> [Problem to work on]:
Collect all lines containing the word "Python" from the data.

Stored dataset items
* Start *

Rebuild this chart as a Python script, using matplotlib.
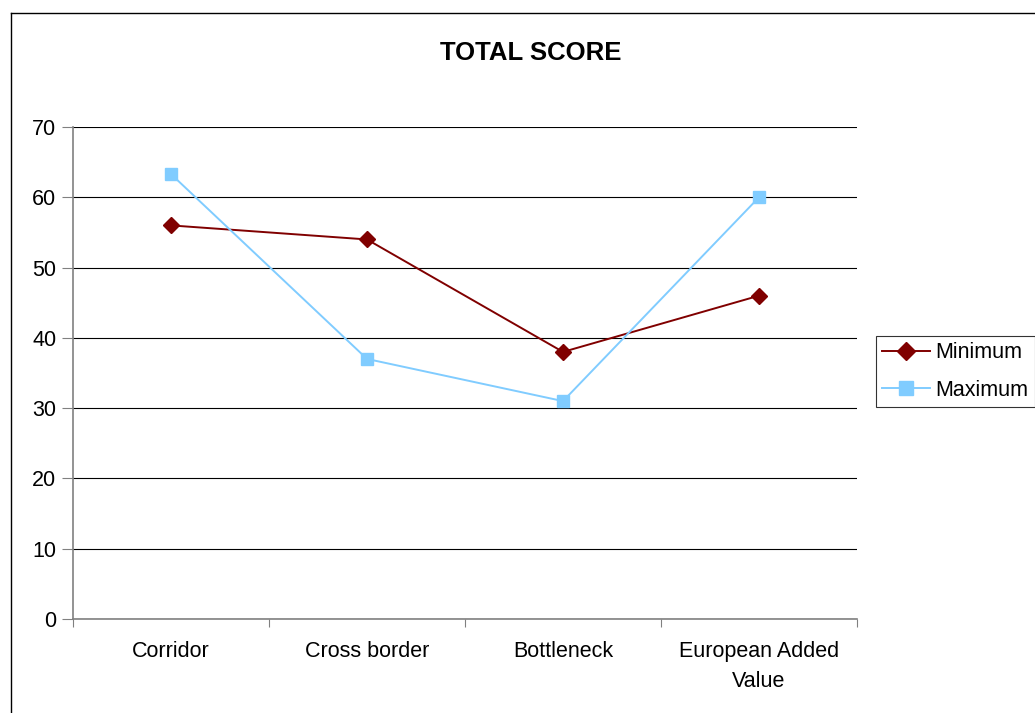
import numpy as np
import matplotlib.pyplot as plt
from matplotlib.lines import Line2D

plt.rcParams['font.family'] = ['Liberation Sans', 'DejaVu Sans']

# Chart data
categories = ['Corridor', 'Cross border', 'Bottleneck', 'European Added\nValue']
minimum = [56, 54, 38, 46]
maximum = [63.3, 37, 31, 60]
y_ticks = [0, 10, 20, 30, 40, 50, 60, 70]

W, H = 1035, 713
fig = plt.figure(figsize=(W / 100, H / 100), dpi=100)
ax = fig.add_axes([73 / W, 1 - 619 / H, (857 - 73) / W, (619 - 127) / H])

x = np.arange(len(categories))
ax.plot(x, minimum, color='#800000', marker='D', markersize=8, linewidth=1.4,
        label='Minimum', zorder=3)
ax.plot(x, maximum, color='#80CCFF', marker='s', markersize=9, linewidth=1.4,
        label='Maximum', zorder=3)

ax.set_xlim(-0.5, len(categories) - 0.5)
ax.set_ylim(0, 70)
ax.set_yticks(y_ticks)
ax.yaxis.grid(True, color='black', linewidth=0.8)
ax.set_axisbelow(True)

# category labels between boundary ticks
ax.set_xticks(np.arange(-0.5, len(categories), 1.0))
ax.set_xticklabels([])
ax.set_xticks(x, minor=True)
ax.set_xticklabels(categories, minor=True, fontsize=15.5, linespacing=1.55)
ax.tick_params(axis='x', which='minor', length=0, pad=16)
ax.tick_params(axis='x', which='major', length=6, color='#808080')
ax.tick_params(axis='y', length=8, color='#808080', labelsize=15.5, pad=4)

for s in ['top', 'right']:
    ax.spines[s].set_visible(False)
for s in ['left', 'bottom']:
    ax.spines[s].set_color('#808080')
    ax.spines[s].set_linewidth(1.2)

fig.text(531 / W, 1 - 53 / H, 'TOTAL SCORE', ha='center', va='center',
         fontsize=18.5, fontweight='bold')

leg = fig.legend(loc='upper left', bbox_to_anchor=(876 / W, 1 - 336 / H),
                 fontsize=15.5, frameon=True, fancybox=False, edgecolor='black',
                 handlelength=2.2, borderpad=0.3, labelspacing=0.75,
                 handletextpad=0.25, borderaxespad=0, markerscale=1.1)
leg.get_frame().set_linewidth(0.8)

# outer chart border (cropped on right and bottom)
fig.add_artist(Line2D([11 / W, 11 / W], [0, 1 - 13 / H], color='black', linewidth=1,
                      transform=fig.transFigure))
fig.add_artist(Line2D([11 / W, 1], [1 - 13 / H, 1 - 13 / H], color='black', linewidth=1,
                      transform=fig.transFigure))

fig.savefig('out.png', dpi=100)
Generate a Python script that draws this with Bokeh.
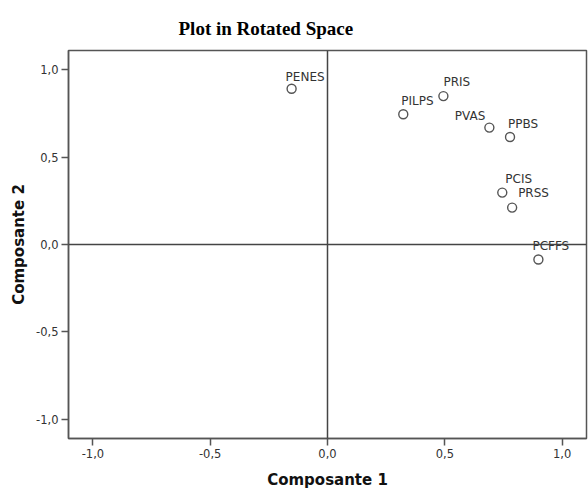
import math
from bokeh.plotting import figure
from bokeh.models import ColumnDataSource, Span, FixedTicker, CustomJSTickFormatter, Title
from bokeh.core.properties import value
from bokeh.embed import file_html
from bokeh.resources import INLINE

# ---- data (component loadings) ----
labels = ["PENES", "PRIS", "PILPS", "PVAS", "PPBS", "PCIS", "PRSS", "PCFFS"]
comp1 = [-0.153, 0.494, 0.323, 0.690, 0.778, 0.745, 0.787, 0.899]
comp2 = [0.891, 0.849, 0.745, 0.669, 0.615, 0.297, 0.211, -0.086]
tick_values = [-1.0, -0.5, 0.0, 0.5, 1.0]
title_text = "Plot in Rotated Space"

# ---- label placement (style only, screen pixels) ----
lab_dx = [-6, 0, -2, -4, -2, 3, 6, -6]
lab_dy = [-12, -14, -13, -12, -13, -14, -15, -14]
lab_align = ["left", "left", "left", "right", "left", "left", "left", "left"]

src = ColumnDataSource(dict(x=comp1, y=comp2, name=labels,
                            dx=lab_dx, dy=lab_dy, align=lab_align))

p = figure(width=588, height=495, output_backend="svg", toolbar_location=None,
           x_range=(-1.104, 1.104), y_range=(-1.11, 1.11),
           min_border_left=68, min_border_right=2, min_border_top=50, min_border_bottom=57)

p.title = Title(text=title_text, align="left", offset=110, standoff=23,
                text_font="Liberation Serif", text_font_size="19px",
                text_font_style="bold", text_color="#000000")

p.xgrid.visible = False
p.ygrid.visible = False
p.background_fill_color = "white"
p.border_fill_color = "white"
p.outline_line_color = "#555555"
p.outline_line_width = 1.5

fmt = CustomJSTickFormatter(code="return tick.toFixed(1).replace('.', ',');")
for ax in (p.xaxis[0], p.yaxis[0]):
    ax.ticker = FixedTicker(ticks=tick_values)
    ax.formatter = fmt
    ax.minor_tick_line_color = None
    ax.major_tick_out = 7
    ax.major_tick_in = 0
    ax.major_tick_line_color = "#555555"
    ax.major_tick_line_width = 1.5
    ax.axis_line_color = "#555555"
    ax.axis_line_width = 1.5
    ax.major_label_text_font = "DejaVu Sans"
    ax.major_label_text_font_size = "11.5px"
    ax.major_label_text_color = "#333333"
    ax.major_label_standoff = 3
    ax.axis_label_text_font = "DejaVu Sans"
    ax.axis_label_text_font_size = "15px"
    ax.axis_label_text_font_style = "bold"
    ax.axis_label_text_color = "#111111"

p.xaxis.axis_label = "Composante 1"
p.yaxis.axis_label = "Composante 2"
p.xaxis.axis_label_standoff = 10
p.yaxis.axis_label_standoff = 5

p.add_layout(Span(location=0, dimension="height", line_color="#444444", line_width=1.5))
p.add_layout(Span(location=0, dimension="width", line_color="#444444", line_width=1.5))

p.scatter("x", "y", source=src, size=9, marker="circle", fill_color=None,
          line_color="#555555", line_width=1.4)
p.text("x", "y", text="name", source=src, x_offset="dx", y_offset="dy",
       text_align="align", text_baseline="alphabetic",
       text_font=value("DejaVu Sans"), text_font_size="12px", text_color="#333333")

open("out.html", "w").write(file_html(p, INLINE))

* End *

> [Written reply]:
Rebuild this chart as a Python script, using matplotlib.
Generate a Python script that draws this with Bokeh.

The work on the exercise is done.